Login | Register For Free | Help
Search for: (Advanced)

Mailing List Archive: DBMail: users

Improvement for dbmail_ccfield

 

 

DBMail users RSS feed   Index | Next | Previous | View Threaded


michael.monnerie at is

Dec 16, 2008, 5:47 PM

Post #1 of 5 (1107 views)
Permalink
Improvement for dbmail_ccfield

Just now I looked into a dump and found this:

COPY dbmail_ccfield (physmessage_id, id, ccname, ccaddr) FROM stdin;
1666579 246607 markus.zauner [at] jwt
1666579 246608 tamara [at] balag
1666579 246609 Armin Mitterbauer amitterbauer [at] gmail

There seem to be white spaces at the beginning of "ccname", shouldn't
that be removed? Because
1) it's useless information
2) the same e-mail adress "tamara [at] balag" could be stored ten times,
each with a different number of blanks in the beginning, thus wasting
disk space and access times.

Maybe this goes for other tables too?

mfg zmi
--
// Michael Monnerie, Ing.BSc ----- http://it-management.at
// Tel: 0660 / 415 65 31 .network.your.ideas.
// PGP Key: "curl -s http://zmi.at/zmi.asc | gpg --import"
// Fingerprint: AC19 F9D5 36ED CD8A EF38 500E CE14 91F7 1C12 09B4
// Keyserver: www.keyserver.net Key-ID: 1C1209B4
Attachments: signature.asc (0.19 KB)


paul at nfg

Dec 17, 2008, 12:27 AM

Post #2 of 5 (1022 views)
Permalink
Re: Improvement for dbmail_ccfield [In reply to]

Michael Monnerie wrote:
> Just now I looked into a dump and found this:
>
> COPY dbmail_ccfield (physmessage_id, id, ccname, ccaddr) FROM stdin;
> 1666579 246607 markus.zauner [at] jwt
> 1666579 246608 tamara [at] balag
> 1666579 246609 Armin Mitterbauer amitterbauer [at] gmail
>
> There seem to be white spaces at the beginning of "ccname", shouldn't
> that be removed? Because
> 1) it's useless information
> 2) the same e-mail adress "tamara [at] balag" could be stored ten times,
> each with a different number of blanks in the beginning, thus wasting
> disk space and access times.

You have a point here about the whitespace, if that was the case. But it
looks to me like this is a side effect of the copy command
(tab-delimited with empty ccname fields). I don't see any whitespace in
my own ccfield table.

But the second argument won't hold, because those tables are not
single-instance. Each address for every physmessage is stored
separately, again and again. That in itself is some point of concern
because those tables (esp headervalue) grow too fast. But that is not
due to lack of whitespace stripping.

--
________________________________________________________________
Paul Stevens paul at nfg.nl
NET FACILITIES GROUP GPG/PGP: 1024D/11F8CD31
The Netherlands________________________________http://www.nfg.nl
_______________________________________________
DBmail mailing list
DBmail [at] dbmail
https://mailman.fastxs.nl/mailman/listinfo/dbmail


michael.monnerie at is

Dec 17, 2008, 5:21 AM

Post #3 of 5 (1032 views)
Permalink
Re: Improvement for dbmail_ccfield [In reply to]
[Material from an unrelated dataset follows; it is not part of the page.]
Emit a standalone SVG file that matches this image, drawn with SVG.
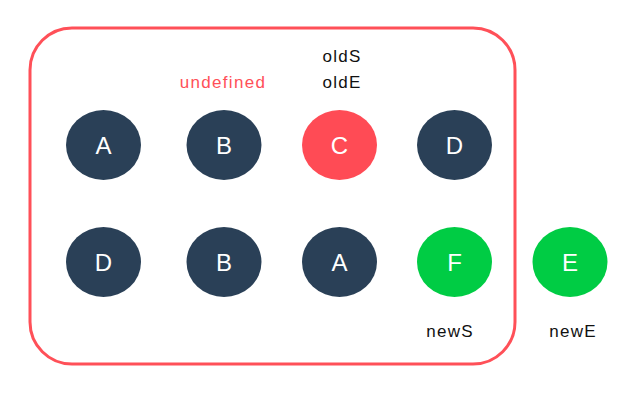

On Mittwoch 17 Dezember 2008 Paul J Stevens wrote:
> You have a point here about the whitespace, if that was the case. But
> it looks to me like this is a side effect of the copy command
> (tab-delimited with empty ccname fields). I don't see any whitespace
> in my own ccfield table.

Ah, right, I didn't see that at 2:47 in the morning ;-)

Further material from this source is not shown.